President Obama, who promised to close the military prison at the Guantanamo Bay Naval Base in Cuba when he took office, has pressed forward with the effort despite concerns from lawmakers and increased terrorism fears in the country. Obama has threatened to use executive action to shutter the prison.
Last week, reports surfaced that a former Guantanamo Bay detainee named Ibrahim al-Qosi had joined the al Qaeda branch in Yemen, appearing as a leader of the group in jihadist propaganda.
In addition to disagreements on the release of terrorist suspects detained at Guantanamo, Hagel also spoke of his frustration with the White House on its lack of a sound policy in Syria and failure to quickly respond to the Russian intervention in Ukraine. Hagel, who was replaced by current Defense Secretary Ash Carter in February, alleged that the Obama administration tried to "destroy" him following his announcement of his resignation in November 2014:
[Hagel] said the Pentagon was subject to debilitating meddling and micromanagement by the White House–echoing criticism made by his predecessors, Robert Gates and Leon Panetta. Looking back on his tenure, Hagel said in the Dec. 10 interview that he remains puzzled as to why some administration officials sought to "destroy" him personally in his final days in office, castigating him in anonymous comments to newspapers even after he had handed in his resignation. Although he does not identify her by name, Hagel’s criticisms are clearly aimed at Obama’s national security advisor, Susan Rice, and some of her staff. Hagel’s former aides, and former White House officials, say the defense secretary frequently butted heads with Rice over Syria policy and the U.S. military prison at Guantánamo.

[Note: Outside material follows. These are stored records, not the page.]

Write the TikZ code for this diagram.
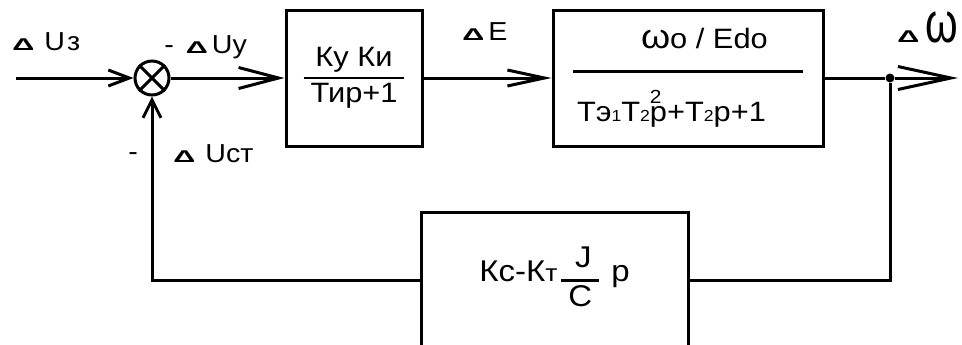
\documentclass[tikz,border=0pt]{standalone}
\usepackage{graphicx}
\usepackage{fontspec}
\setmainfont[FakeStretch=1.1]{Liberation Sans}
\newfontfamily\deltafont[FakeStretch=1.8]{Liberation Sans}
\usetikzlibrary{arrows.meta,positioning}
\newcommand{\dlt}{{\deltafont\bfseries\fontsize{8.5pt}{9pt}\selectfont Δ}}
\newcommand{\blockfrac}[3][1pt]{\begin{tabular}{@{\hspace{3.5pt}}c@{\hspace{3.5pt}}}#2\\\noalign{\hrule height #1}#3\end{tabular}}
\newcommand{\smalldigit}[1]{{\fontsize{8pt}{8pt}\selectfont #1}}
\tikzset{
  block node/.style={draw,line width=1.5pt,inner sep=0pt,align=center,
    minimum height=68pt,font=\fontsize{14pt}{17pt}\selectfont},
  sum node/.style={draw,circle,line width=1.5pt,minimum size=17pt,inner sep=0pt},
  tap node/.style={circle,fill,minimum size=4.5pt,inner sep=0pt},
  signal label/.style={anchor=base west,inner sep=0pt,font=\fontsize{13pt}{15pt}\selectfont},
  signal line/.style={line width=1.5pt},
  signal arrow/.style args={#1/#2}{line width=1.5pt,-{Straight Barb[length=#1,width=#2]}}
}
\begin{document}
\begin{tikzpicture}[x=0.5pt,y=-0.5pt]
  \useasboundingbox (0,0) rectangle (962,344);
  % blocks
  \node[sum node] (sum) at (152,78) {};
  \node[block node,minimum width=68pt] (reg) at (354,78) {\blockfrac{Ку Ки}{Тир+1}};
  \node[block node,minimum width=135pt] (motor) at (688,78) {%
    \begin{tabular}{@{}p{115pt}@{}}
      \hspace*{34pt}{\fontsize{17pt}{17pt}\selectfont ω}o / Edo\\[6pt]
      \noalign{\hrule height 1.5pt}
      \rule{0pt}{24pt}{\fontsize{14pt}{15pt}\selectfont \hspace*{2pt}Тэ\smalldigit{1}Т\smalldigit{2}\rlap{\raisebox{9pt}{\fontsize{9.5pt}{9pt}\selectfont 2}}p+Т\smalldigit{2}p+1}
    \end{tabular}};
  \node[block node,minimum width=133.5pt,font=\fontsize{15pt}{18pt}\selectfont] (fb) at (554.5,280)
    {Кс-К{\fontsize{12pt}{12pt}\selectfont т}\hspace{2pt}\raisebox{-3pt}{\blockfrac[1.5pt]{\hspace{3pt}J\hspace{3pt}}{C}}\hspace{6pt}p};
  \node[tap node] (tap) at (890,78) {};
  \coordinate (in) at (16,78);
  \coordinate (out) at (958,78);
  % cross in the summing junction
  \draw[signal line] (sum.north west) -- (sum.south east) (sum.north east) -- (sum.south west);
  % connectors
  \draw[signal arrow=10.5pt/8pt] (in) -- (sum);
  \draw[signal arrow=20pt/10.5pt] (sum) -- (reg);
  \draw[signal arrow=18.5pt/8pt] (reg) -- (motor);
  \draw[signal line] (motor) -- (tap);
  \draw[signal arrow=26.5pt/11.5pt] (tap) -- (out);
  \draw[signal line] (tap) |- (fb);
  \draw[signal arrow=9pt/9pt] (fb) -| (sum);
  % signal labels
  \node[signal label] (uz) at (12,50) {\dlt\hspace{5pt}U\hspace{1pt}з};
  \node[signal label] (uy) at (164,53) {-\hspace{6pt}\dlt\hspace{2pt}Uу};
  \node[signal label] (de) at (462,40) {\dlt\hspace{2pt}E};
  \node[signal label] (dw) at (897,42) {\dlt\hspace{3pt}\scalebox{1}[1.5]{\fontsize{19pt}{19pt}\selectfont ω}};
  \node[signal label] (minus) at (128,160) {-};
  \node[signal label] (ust) at (173,162) {\dlt\hspace{5pt}Uст};
\end{tikzpicture}
\end{document}
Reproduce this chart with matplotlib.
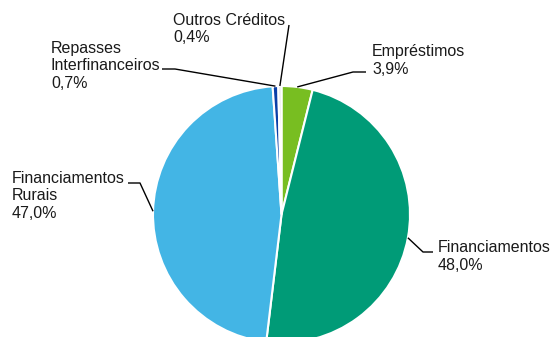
import numpy as np
import matplotlib.pyplot as plt

plt.rcParams['font.family'] = ['Liberation Sans', 'DejaVu Sans']

# data
labels = ['Empréstimos', 'Financiamentos', 'Financiamentos\nRurais',
          'Repasses\nInterfinanceiros', 'Outros Créditos']
values = [3.9, 48.0, 47.0, 0.7, 0.4]
pct_text = ['3,9%', '48,0%', '47,0%', '0,7%', '0,4%']
colors = ['#78BE21', '#009B77', '#43B5E5', '#0A3FA8', '#E4E4E4']

# layout in pixel units (figure is 554x337 px)
W, H = 554, 337
cx, cy, R = 281.5, H - 214.5, 128.5
# (text left x, first baseline y, elbow points) in pixel coords, y from top
label_pos = [
    (372, 56, [(353, 72), (366, 72)]),
    (438, 252, [(423, 252), (433, 252)]),
    (12, 183, [(140, 183), (128, 183)]),
    (51, 53, [(175, 69), (162, 69)]),
    (173, 25, [(289, 25)]),
]
line_h = 17.5

fig = plt.figure(figsize=(W / 100, H / 100), dpi=100)
ax = fig.add_axes([0, 0, 1, 1])
ax.axis('off')

wedges, _ = ax.pie(values, colors=colors, startangle=90, counterclock=False,
                   center=(cx, cy), radius=R,
                   wedgeprops=dict(edgecolor='white', linewidth=1.5))
ax.set_xlim(0, W)
ax.set_ylim(0, H)
ax.set_aspect('equal')

for w, lab, pct, (tx, ty, elbow) in zip(wedges, labels, pct_text, label_pos):
    ang = np.radians((w.theta1 + w.theta2) / 2)
    px = cx + R * np.cos(ang)
    py = cy + R * np.sin(ang)
    xs = [px] + [e[0] for e in elbow]
    ys = [py] + [H - e[1] for e in elbow]
    ax.plot(xs, ys, color='black', lw=1.0, solid_capstyle='butt')
    lines = lab.split('\n') + [pct]
    for i, t in enumerate(lines):
        ax.text(tx, H - (ty + i * line_h), t, fontsize=11.5,
                ha='left', va='baseline', color='#1a1a1a')

fig.savefig('out.png', dpi=100)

On Syria, Hagel said that Obama’s decision to hold off on military action after President Bashar al-Assad crossed his so-called "red line" by using chemical weapons on his own people "hurt the credibility" of the United States.
"A president’s word is a big thing, and when the president says things, that’s a big deal," he added.
Hagel also said that he received criticism from the White House after describing the ISIS threat as "beyond anything that we’ve seen" in August of last year. Months earlier, Obama had referred to ISIS as a "J.V. team."
"Then I got accused of trying to hype something, overstate something, and make something more than it was," Hagel said. "I didn’t know all of it, but I knew we were up against something here that we had never seen before. And in many ways, we were not prepared for it."
Last month, ISIS carried out coordinated terror attacks in Paris that killed 130 people and wounded hundreds of others.